Mr. Speaker, not only was this a breach of the member's privilege, it was a violation of the law. Allow me to explain. On September 25, 2014, I was on my way to Parliament when I was stopped by the RCMP at the corner of Bank Street and the road that goes to the West Block. The same thing happened to me. That day, when I told the RCMP officer that I was an MP, he replied in English, “I don't care.” I told him that there was going to be a vote in the House of Commons. He replied, “I don't care.” I asked him what he would do if the vote caused Parliament to fall. He replied, “I don't care about the Parliament.”
There is a fundamental problem. I would like to read this definition of parliamentary privilege:
Pursuant to parliamentary privilege, the holder has full access at all times, without obstacle or interference, to the house of Parliament the holder is a member of.
Government MPs seem to be saying that he did not have his pin. The RCMP officers outside and the security guards inside are here to keep parliamentarians safe. How likely is it that the RCMP guy outside did not know the member? His job is to know all members of Parliament as well as our House of Commons security guards do. Since the Speaker of the House ruled in my favour on September 25, a motion was moved in the House of Commons. It went to the Standing Committee on Procedure and House Affairs. Now it is February 4, 2015, and we have not yet received the committee's report because they are blocking the committee's report.
We are not saying that we should have all of the rights in the world, but since the member was elected by his constituents, he has the right to enter the House of Commons at any time. The Parliament of Canada Act makes it clear that we cannot be prevented from entering.

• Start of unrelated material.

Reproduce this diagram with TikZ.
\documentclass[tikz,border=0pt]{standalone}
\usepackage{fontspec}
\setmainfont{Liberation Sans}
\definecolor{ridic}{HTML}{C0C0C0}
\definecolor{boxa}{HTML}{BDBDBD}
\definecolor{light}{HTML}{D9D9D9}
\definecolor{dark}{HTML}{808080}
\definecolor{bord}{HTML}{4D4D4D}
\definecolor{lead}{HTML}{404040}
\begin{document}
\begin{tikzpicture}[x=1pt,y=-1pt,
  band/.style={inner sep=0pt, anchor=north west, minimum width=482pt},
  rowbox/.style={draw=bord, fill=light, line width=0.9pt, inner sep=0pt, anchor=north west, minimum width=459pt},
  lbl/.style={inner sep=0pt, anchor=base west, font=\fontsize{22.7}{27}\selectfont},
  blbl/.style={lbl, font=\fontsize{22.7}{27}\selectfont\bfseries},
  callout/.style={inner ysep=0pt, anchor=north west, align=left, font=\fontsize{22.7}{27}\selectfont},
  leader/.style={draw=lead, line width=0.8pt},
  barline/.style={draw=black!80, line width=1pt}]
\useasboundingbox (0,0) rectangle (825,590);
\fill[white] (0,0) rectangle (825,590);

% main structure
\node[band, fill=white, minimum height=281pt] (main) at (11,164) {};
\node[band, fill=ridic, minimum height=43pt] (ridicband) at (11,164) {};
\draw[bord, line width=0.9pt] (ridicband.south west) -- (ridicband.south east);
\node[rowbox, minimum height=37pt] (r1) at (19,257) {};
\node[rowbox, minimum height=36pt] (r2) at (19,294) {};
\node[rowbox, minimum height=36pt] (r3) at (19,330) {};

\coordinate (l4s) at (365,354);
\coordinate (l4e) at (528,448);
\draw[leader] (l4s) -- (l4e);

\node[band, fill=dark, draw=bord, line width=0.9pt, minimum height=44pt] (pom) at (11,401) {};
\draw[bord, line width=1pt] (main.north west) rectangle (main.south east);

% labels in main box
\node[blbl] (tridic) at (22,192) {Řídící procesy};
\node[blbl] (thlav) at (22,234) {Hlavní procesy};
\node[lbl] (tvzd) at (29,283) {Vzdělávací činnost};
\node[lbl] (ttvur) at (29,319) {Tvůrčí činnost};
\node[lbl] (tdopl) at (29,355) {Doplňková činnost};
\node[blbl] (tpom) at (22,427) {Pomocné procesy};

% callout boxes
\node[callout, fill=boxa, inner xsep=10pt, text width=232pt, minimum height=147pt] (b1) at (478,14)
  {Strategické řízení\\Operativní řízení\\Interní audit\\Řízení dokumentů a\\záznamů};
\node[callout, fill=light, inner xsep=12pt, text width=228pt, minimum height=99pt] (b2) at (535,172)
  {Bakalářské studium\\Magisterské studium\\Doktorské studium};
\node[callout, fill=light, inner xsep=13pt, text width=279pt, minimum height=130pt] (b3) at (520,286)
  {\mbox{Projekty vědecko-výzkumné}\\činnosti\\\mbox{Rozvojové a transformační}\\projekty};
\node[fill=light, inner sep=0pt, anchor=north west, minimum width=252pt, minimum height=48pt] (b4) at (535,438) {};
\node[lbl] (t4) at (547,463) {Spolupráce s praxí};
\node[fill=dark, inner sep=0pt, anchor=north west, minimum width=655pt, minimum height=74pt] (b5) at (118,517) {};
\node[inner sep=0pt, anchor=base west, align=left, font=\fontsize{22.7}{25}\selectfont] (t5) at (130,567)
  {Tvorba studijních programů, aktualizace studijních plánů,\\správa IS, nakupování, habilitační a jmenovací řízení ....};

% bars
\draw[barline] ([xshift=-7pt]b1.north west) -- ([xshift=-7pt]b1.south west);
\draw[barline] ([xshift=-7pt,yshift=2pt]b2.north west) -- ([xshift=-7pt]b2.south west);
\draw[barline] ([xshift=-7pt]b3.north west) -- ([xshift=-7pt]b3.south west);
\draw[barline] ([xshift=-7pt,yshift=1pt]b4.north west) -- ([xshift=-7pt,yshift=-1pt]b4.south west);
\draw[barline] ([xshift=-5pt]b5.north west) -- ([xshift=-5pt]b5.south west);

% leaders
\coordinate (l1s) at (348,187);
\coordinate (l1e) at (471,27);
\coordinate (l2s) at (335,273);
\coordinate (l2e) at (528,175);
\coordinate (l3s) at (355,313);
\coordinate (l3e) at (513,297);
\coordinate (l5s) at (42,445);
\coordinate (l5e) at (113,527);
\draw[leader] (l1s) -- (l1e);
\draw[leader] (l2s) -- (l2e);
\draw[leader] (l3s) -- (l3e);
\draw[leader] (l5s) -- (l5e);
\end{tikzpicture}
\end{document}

I want our colleagues to understand that the member was at the door and clearly told the RCMP officer that there were security guards just on the other side of the door who know him and the officer simply needed to verify with them. For the RCMP officer to turn around and say that they are in charge and the member cannot enter and to refuse to check with the security guards on the other side of the door constitutes a breach of the member's parliamentary privilege, and that is serious. It is very serious. We have a right to be here. The people in charge of security within the parliamentary precinct should know all members. It is a right and a privilege, and I hope you will find that there has been a violation of the Parliament of Canada Act.